The company began by targeting two of the most bureaucratically dense areas of government services: tax debt relief and Social Security Disability claims. These processes traditionally require multiple agency touchpoints and extensive documentation, often taking months or even years to complete. By automating much of the work and standardizing document preparation, Turnout is shrinking those timelines to weeks, positioning itself as a potential category-defining disruptor in the government technology sector.

Why are investors betting on Turnout’s potential to transform government infrastructure?

Investors appear to be aligning behind Turnout not just as a startup, but as a potential movement to overhaul outdated government infrastructure. Shine Capital’s founder and general partner Mo Koyfman has described the company as a force of transformation that could help millions of Americans access financial benefits they might otherwise forfeit. He suggested that Turnout represents an opportunity to use AI as a social equalizer, bridging the gap between complex bureaucracies and the everyday citizen.

Turnout’s founder and CEO Itai Hirsch has emphasized that the company’s mission is rooted in giving people back their time and financial stability, describing the current system as one buried under layers of bureaucracy and aging technology. Hirsch has argued that the inability of existing systems to keep up with user expectations has created a widening trust gap between government services and citizens, one that Turnout intends to close through automation and advocacy.
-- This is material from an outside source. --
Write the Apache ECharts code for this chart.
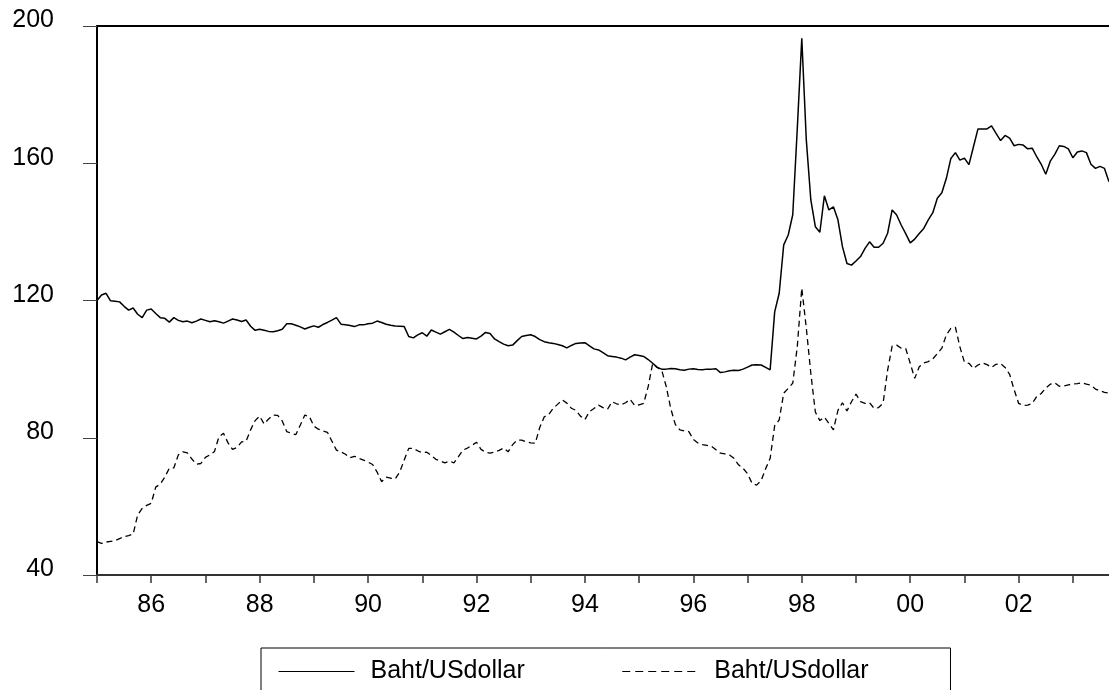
<!DOCTYPE html>
<html>
<head>
<meta charset="utf-8">
<script src="https://cdn.jsdelivr.net/npm/echarts@6/dist/echarts.min.js"></script>
<style>
  html, body { margin: 0; padding: 0; background: #fff; }
  #chart { width: 1109px; height: 690px; }
</style>
</head>
<body>
<div id="chart"></div>
<script>
// monthly observations, 1985M01 .. 2003M09
const startYear = 1985;
const monthCount = 225;

// solid line
const bahtSolid = [
  120.0, 121.6, 122.1, 119.9, 119.8, 119.6, 118.3, 117.2, 117.8, 116.0, 115.0, 117.2,
  117.5, 116.2, 115.0, 114.8, 113.7, 115.0, 114.2, 113.8, 114.0, 113.5, 114.0, 114.6,
  114.2, 113.8, 114.1, 113.8, 113.4, 114.0, 114.6, 114.3, 113.9, 114.3, 112.5, 111.3,
  111.6, 111.3, 111.0, 110.9, 111.2, 111.6, 113.2, 113.2, 112.8, 112.3, 111.7, 112.2,
  112.6, 112.2, 113.0, 113.6, 114.3, 115.0, 113.1, 112.9, 112.7, 112.4, 112.9, 112.9,
  113.2, 113.4, 114.0, 113.6, 113.1, 112.8, 112.6, 112.5, 112.4, 109.5, 109.1, 110.0,
  110.6, 109.6, 111.4, 110.8, 110.2, 110.9, 111.6, 110.8, 109.8, 108.9, 109.2, 109.0,
  108.8, 109.6, 110.7, 110.4, 108.8, 108.0, 107.3, 106.8, 107.0, 108.3, 109.5, 109.8,
  110.0, 109.5, 108.6, 108.0, 107.7, 107.5, 107.2, 106.8, 106.2, 106.9, 107.5, 107.6,
  107.7, 106.8, 105.9, 105.6, 104.8, 103.9, 103.7, 103.5, 103.2, 102.7, 103.5, 104.2,
  104.0, 103.7, 102.8, 101.7, 100.5, 100.0, 100.0, 100.2, 100.1, 99.8, 99.7, 100.0,
  100.1, 99.9, 99.8, 100.0, 100.0, 100.1, 99.0, 99.2, 99.5, 99.7, 99.6, 100.0,
  100.6, 101.2, 101.3, 101.2, 100.5, 99.8, 116.7, 122.1, 136.2, 139.1, 145.0, 170.0,
  196.4, 166.8, 149.3, 141.5, 139.9, 150.5, 146.4, 147.3, 143.5, 135.7, 130.8, 130.3,
  131.5, 132.8, 135.2, 137.1, 135.5, 135.5, 136.7, 139.6, 146.4, 144.9, 142.0, 139.5,
  136.8, 137.9, 139.5, 141.0, 143.5, 145.6, 149.8, 151.4, 155.6, 161.4, 163.1, 160.9,
  161.5, 159.6, 164.8, 170.0, 170.0, 170.0, 170.9, 168.7, 166.6, 168.1, 167.3, 165.1,
  165.5, 165.3, 164.2, 164.4, 161.9, 159.7, 156.8, 160.6, 162.6, 165.1, 164.9, 164.2,
  161.6, 163.3, 163.6, 163.1, 159.7, 158.5, 159.1, 158.5, 154.6
];

// dashed line
const bahtDashed = [
  49.7, 49.2, 49.6, 49.8, 50.0, 50.6, 51.2, 51.5, 51.9, 57.5, 59.4, 60.3,
  60.9, 65.6, 66.5, 68.5, 71.1, 71.2, 75.0, 75.9, 75.6, 73.8, 72.3, 72.5,
  74.3, 75.0, 76.0, 80.3, 81.3, 78.5, 76.6, 77.2, 78.8, 79.0, 82.3, 85.0,
  86.3, 84.0, 85.5, 86.6, 86.5, 84.9, 81.8, 81.3, 80.9, 83.7, 86.6, 86.2,
  83.4, 82.5, 82.0, 81.6, 79.0, 76.4, 75.9, 75.2, 74.2, 74.6, 74.0, 73.5,
  72.9, 72.2, 70.0, 67.2, 68.5, 68.2, 68.0, 70.0, 73.5, 76.9, 76.9, 76.2,
  75.6, 75.8, 74.8, 73.7, 73.2, 72.7, 73.2, 72.7, 74.5, 76.4, 77.0, 77.8,
  78.7, 76.6, 75.8, 75.5, 75.8, 76.3, 77.0, 75.9, 78.0, 79.3, 79.3, 78.8,
  78.5, 78.4, 83.0, 86.1, 86.8, 88.6, 89.8, 91.0, 90.1, 88.6, 88.0, 86.3,
  85.3, 87.6, 88.5, 89.5, 88.8, 88.3, 90.5, 89.9, 89.6, 90.2, 91.2, 89.4,
  89.6, 90.0, 94.9, 101.7, 100.5, 99.7, 94.9, 88.5, 83.9, 82.3, 82.0, 81.8,
  79.5, 78.5, 78.0, 77.8, 77.5, 76.5, 75.5, 75.3, 75.0, 74.0, 72.1, 71.1,
  69.5, 66.7, 66.2, 67.5, 71.0, 74.0, 83.5, 85.2, 93.0, 94.4, 95.9, 106.5,
  123.6, 112.0, 98.8, 87.5, 85.0, 86.0, 84.2, 82.3, 88.0, 90.2, 87.8, 90.5,
  92.7, 90.5, 90.0, 90.2, 88.6, 88.8, 90.1, 99.7, 106.7, 107.0, 106.1, 106.0,
  101.7, 97.3, 100.7, 101.8, 102.2, 103.0, 104.5, 106.1, 110.0, 111.9, 112.2, 106.5,
  102.0, 101.7, 100.2, 101.2, 101.8, 101.3, 100.5, 101.4, 101.6, 100.5, 98.5, 94.0,
  90.0, 89.4, 89.5, 90.0, 92.0, 92.9, 94.5, 95.6, 96.0, 95.0, 95.1, 95.4,
  95.7, 95.8, 96.0, 95.6, 95.3, 94.2, 93.7, 93.2, 93.0
];

const yTicks = [40, 80, 120, 160, 200];

const months = [];
for (let i = 0; i < monthCount; i++) {
  const y = startYear + Math.floor(i / 12);
  const m = (i % 12) + 1;
  months.push(y + 'M' + (m < 10 ? '0' + m : m));
}

const FONT = "'Liberation Sans', Arial, sans-serif";

const chart = echarts.init(document.getElementById('chart'), null, {renderer: 'canvas'});

chart.setOption({
  animation: false,
  backgroundColor: '#fff',
  grid: {left: 97, right: 0, top: 26, bottom: 115},
  legend: {
    left: 261,
    top: 648,
    orient: 'horizontal',
    itemWidth: 76,
    itemHeight: 25,
    itemGap: 97,
    padding: [11, 82, 40, 17],
    borderColor: '#000',
    borderWidth: 1,
    formatter: (name) => name.trim(),
    itemStyle: {opacity: 0},
    textStyle: {fontFamily: FONT, fontSize: 25, color: '#000', padding: [0, 0, 0, 11]},
    data: [
      {name: 'Baht/USdollar', itemStyle: {opacity: 0}, lineStyle: {width: 1, type: 'solid', color: '#000'}},
      {name: 'Baht/USdollar ', itemStyle: {opacity: 0}, lineStyle: {width: 1, type: [8, 5], color: '#000'}}
    ]
  },
  xAxis: [
    {
      type: 'category',
      data: months,
      boundaryGap: false,
      axisLine: {show: true, onZero: false, lineStyle: {color: '#333', width: 2}},
      axisTick: {
        show: true,
        length: 8,
        interval: (index) => index % 12 === 0,
        lineStyle: {color: '#333', width: 1.5}
      },
      axisLabel: {
        interval: (index) => index % 24 === 12,
        margin: 18,
        fontFamily: FONT,
        fontSize: 25,
        color: '#000',
        formatter: (v) => v.slice(2, 4)
      },
      splitLine: {show: false}
    },
    {
      type: 'category',
      data: months,
      boundaryGap: false,
      position: 'top',
      axisLine: {show: true, onZero: false, lineStyle: {color: '#000', width: 2}},
      axisTick: {show: false},
      axisLabel: {show: false},
      splitLine: {show: false}
    }
  ],
  yAxis: {
    type: 'value',
    min: yTicks[0],
    max: yTicks[yTicks.length - 1],
    interval: 40,
    axisLine: {show: true, onZero: false, lineStyle: {color: '#000', width: 2}},
    axisTick: {show: true, length: 14, lineStyle: {color: '#444', width: 1}},
    axisLabel: {
      margin: 43,
      fontFamily: FONT,
      fontSize: 25,
      color: '#000',
      verticalAlign: 'bottom',
      lineHeight: 11
    },
    splitLine: {show: false}
  },
  series: [
    {
      name: 'Baht/USdollar',
      type: 'line',
      data: bahtSolid,
      symbol: 'none',
      lineStyle: {color: '#000', width: 1.5, type: 'solid'},
      itemStyle: {color: '#000'}
    },
    {
      name: 'Baht/USdollar ',
      type: 'line',
      data: bahtDashed,
      symbol: 'none',
      lineStyle: {color: '#000', width: 1.3, type: [6, 4]},
      itemStyle: {color: '#000'}
    }
  ]
});
</script>
</body>
</html>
The $21 million seed round provides Turnout with substantial capital to grow its workforce by 50% this year, enabling it to scale its engineering, operations, and customer support teams in San Diego. It also offers the company strategic runway to expand into additional high-friction government processes beyond its current focus areas. While the U.S. government has launched modernization initiatives in recent years, most agencies remain reliant on legacy systems, creating an opening for private sector solutions like Turnout’s to fill the usability void.
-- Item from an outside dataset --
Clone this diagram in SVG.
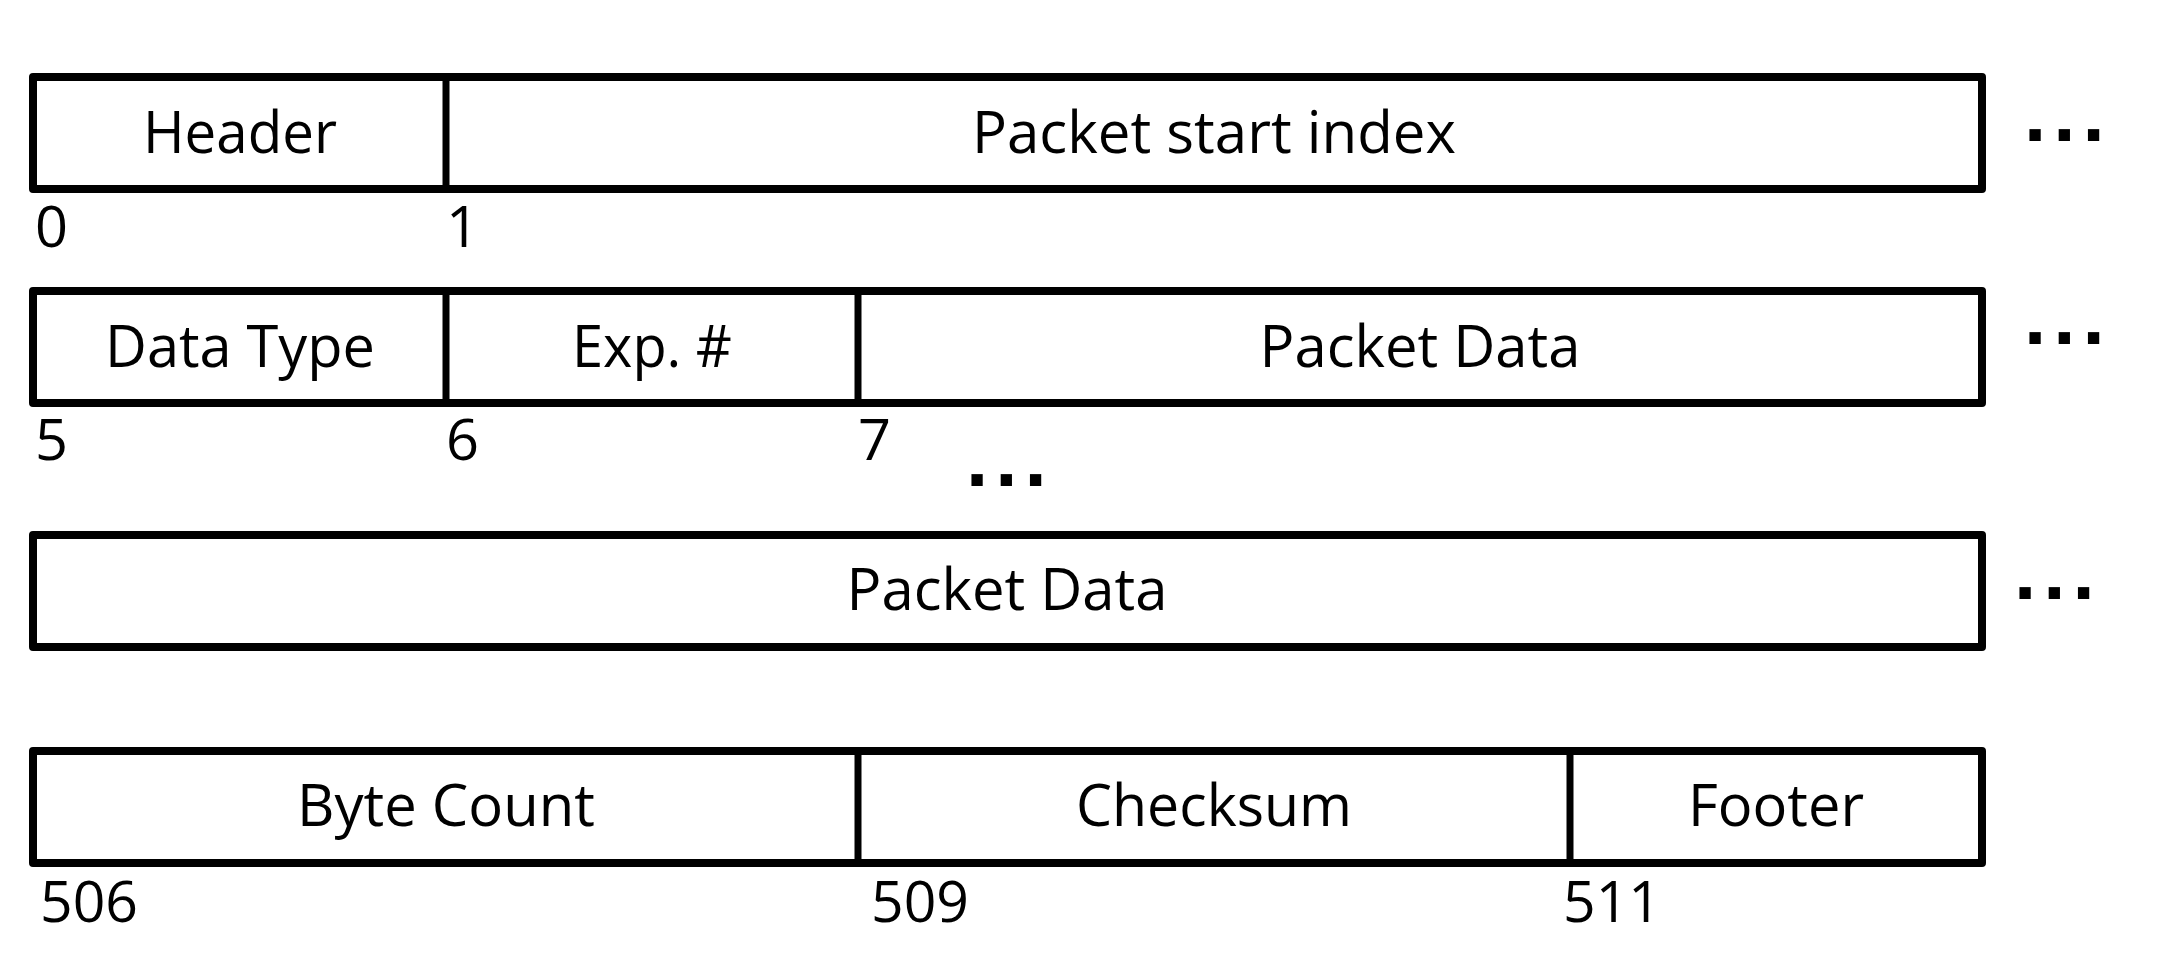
<svg xmlns="http://www.w3.org/2000/svg" width="2169" height="975" viewBox="0 0 2169 975">
<style>
.box{fill:#fff;stroke:#000;stroke-width:8;stroke-linejoin:round}
.div{stroke:#000;stroke-width:7}
.t{font-family:"Open Sans","Noto Sans","Liberation Sans",sans-serif;font-size:59px;fill:#000;text-anchor:middle}
.n{font-family:"Open Sans","Noto Sans","Liberation Sans",sans-serif;font-size:57px;fill:#000}
.d{font-family:"Liberation Sans",Arial,sans-serif;font-weight:bold;font-size:80px;fill:#000;letter-spacing:7px}
</style>
<rect width="2169" height="975" fill="#fff"/>
<g id="row1">
  <rect class="box" x="33" y="77" width="1949" height="112"/>
  <line class="div" x1="446" y1="77" x2="446" y2="189"/>
  <g id="header"><text class="t" x="240" y="153" textLength="194" lengthAdjust="spacingAndGlyphs">Header</text></g>
  <g id="packet-start-index"><text class="t" x="1214" y="153" textLength="484" lengthAdjust="spacingAndGlyphs">Packet start index</text></g>
  <text class="n" x="35" y="247" textLength="33" lengthAdjust="spacingAndGlyphs">0</text>
  <text class="n" x="446" y="247" textLength="33" lengthAdjust="spacingAndGlyphs">1</text>
  <text class="d" x="2024" y="141">...</text>
</g>
<g id="row2">
  <rect class="box" x="33" y="291" width="1949" height="112"/>
  <line class="div" x1="446" y1="291" x2="446" y2="403"/>
  <line class="div" x1="858" y1="291" x2="858" y2="403"/>
  <g id="data-type"><text class="t" x="240" y="367" textLength="270" lengthAdjust="spacingAndGlyphs">Data Type</text></g>
  <g id="exp-num"><text class="t" x="652" y="367" textLength="160" lengthAdjust="spacingAndGlyphs">Exp. #</text></g>
  <g id="packet-data-1"><text class="t" x="1420" y="367" textLength="321" lengthAdjust="spacingAndGlyphs">Packet Data</text></g>
  <text class="n" x="35" y="460" textLength="33" lengthAdjust="spacingAndGlyphs">5</text>
  <text class="n" x="446" y="460" textLength="33" lengthAdjust="spacingAndGlyphs">6</text>
  <text class="n" x="858" y="460" textLength="33" lengthAdjust="spacingAndGlyphs">7</text>
  <text class="d" x="2024" y="344">...</text>
  <text class="d" x="966" y="486">...</text>
</g>
<g id="row3">
  <rect class="box" x="33" y="535" width="1949" height="112"/>
  <g id="packet-data-2"><text class="t" x="1007" y="610" textLength="321" lengthAdjust="spacingAndGlyphs">Packet Data</text></g>
  <text class="d" x="2014" y="599">...</text>
</g>
<g id="row4">
  <rect class="box" x="33" y="751" width="1949" height="112"/>
  <line class="div" x1="858" y1="751" x2="858" y2="863"/>
  <line class="div" x1="1570" y1="751" x2="1570" y2="863"/>
  <g id="byte-count"><text class="t" x="446" y="826" textLength="298" lengthAdjust="spacingAndGlyphs">Byte Count</text></g>
  <g id="checksum"><text class="t" x="1214" y="826" textLength="276" lengthAdjust="spacingAndGlyphs">Checksum</text></g>
  <g id="footer"><text class="t" x="1776" y="826" textLength="176" lengthAdjust="spacingAndGlyphs">Footer</text></g>
  <text class="n" x="40" y="922" textLength="98" lengthAdjust="spacingAndGlyphs">506</text>
  <text class="n" x="871" y="922" textLength="98" lengthAdjust="spacingAndGlyphs">509</text>
  <text class="n" x="1563" y="922" textLength="98" lengthAdjust="spacingAndGlyphs">511</text>
</g>
</svg>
Turnout’s emergence comes amid a broader wave of “govtech” innovation, as startups and venture investors increasingly target public-sector inefficiencies. While enterprise AI adoption has soared in the private sector, government agencies have historically been slower to integrate automation, often due to regulatory hurdles, data security concerns, and budget constraints. This lag has left a gap for consumer-facing intermediaries that can simplify processes without requiring systemic government overhauls.

By positioning itself as a consumer-first platform rather than an agency vendor, Turnout sidesteps many of the procurement bottlenecks that have stymied previous govtech ventures. It does not require government contracts or infrastructure integration, which allows it to iterate and scale faster than traditional government technology vendors. This model echoes the rise of fintech startups that have bypassed slow-moving banks to deliver user-friendly financial services directly to consumers.

The company’s rapid traction—over $40 million in applied and returned government benefits within 10 months—suggests strong latent demand for such services. This aligns with broader macroeconomic shifts, as households increasingly seek financial stability tools in an era of high costs, stagnant real wages, and growing distrust in government systems. Analysts view Turnout’s approach as part of a growing category of “AI-powered consumer advocacy” tools designed to reclaim time and money lost to administrative friction.

What could Turnout’s expansion mean for the future of consumer access to government benefits?

If Turnout continues on its current trajectory, it could reshape expectations for how Americans interact with government systems. The company plans to expand beyond its initial service lines into a broader suite of government-related benefits and claims processes, potentially including unemployment insurance, veterans’ benefits, housing assistance, and student loan relief. Each of these domains suffers from similar issues of paperwork overload, long processing times, and high error rates that could be mitigated through automation.

Turnout’s model also carries implications for workforce development and public policy. By employing licensed professionals alongside its AI orchestrator, the company is creating a hybrid job category that blends human expertise with algorithmic scale. If widely adopted, this could influence how future government modernization efforts are structured, offering a blueprint for private-public collaboration without requiring full-scale government digitization.

From an investor perspective, Turnout’s path resembles that of early fintech and healthtech disruptors, where initial consumer-focused solutions evolved into platform businesses serving millions. While still at the seed stage, the company’s combination of fast adoption, strong user outcomes, and significant investor backing suggests it could become a central player in the emerging consumer govtech market. Analysts expect heightened M&A interest in the space as legacy vendors and large technology companies look to acquire nimble platforms with proven user traction.

Turnout’s next phase will test whether it can maintain high service quality as volumes grow—a common challenge for automation-first platforms. If it succeeds, it could catalyze a broader rethinking of how citizens access public services, potentially triggering competitive responses from both startups and traditional government contractors seeking to replicate its model. Either way, Turnout has positioned itself at the leading edge of an AI-driven wave that could redefine how bureaucracy works in America.